What Evaluators Look for When Analyzing an Early-Stage Startup

Categories
Blog

Early-stage startup evaluation is rarely a formal or fully transparent process. Most decisions are made with limited data, under time pressure, and across many competing applications.

For founders, this often creates confusion: feedback is scarce, criteria are unclear, and rejections feel arbitrary.

This article explains the most common dimensions evaluators use when analyzing early-stage startups, based on how real selection processes work across accelerators, programs, and organizations.

Early-stage evaluation is about signal quality, not certainty

At this stage, evaluators are not looking for proof.
They are looking for signals that reduce uncertainty.
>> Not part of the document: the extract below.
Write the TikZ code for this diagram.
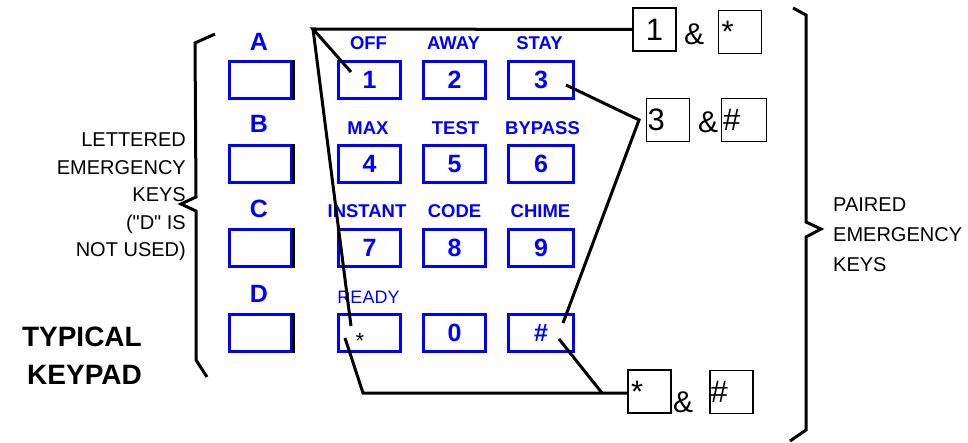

A strong early-stage startup does not eliminate risk, it helps evaluators understand it.

The core dimensions evaluators usually analyze

1. Problem clarity

Evaluators ask:

  • Is the problem clearly articulated?
  • Is it specific or vague?
  • Does it reflect a real pain point?

Unclear problems are one of the most common rejection reasons.

2. Market understanding

This is not about market size spreadsheets.

It is about:

  • knowing who the user is,
  • understanding alternatives,
  • explaining why the problem matters now.

3. Team composition and execution capacity

Evaluators typically assess:

  • role coverage,
  • decision-making ability,
  • commitment level,
  • learning speed.

Perfect teams do not exist. Coherent teams do.

4. Signals of progress

Signals may include:

  • prototypes,
  • early users,
  • pilots,
  • structured learning.

Lack of signals is not fatal. Lack of learning usually is.

5. Consistency across materials

Misalignment between:

  • pitch decks,
  • application forms,
  • verbal explanations,

creates friction and uncertainty.

What evaluators are NOT looking for

  • Over-polished narratives
  • Unrealistic projections
  • Claims of “no competition”

How founders can prepare more effectively

Preparation is not about exaggeration.
It is about clarity, alignment, and transparency.

Read: How to Raise Capital for an Early-Stage Startup

Conclusion

Understanding how evaluators think does not guarantee selection, but it significantly improves how your startup is perceived, understood, and compared during early-stage evaluation processes.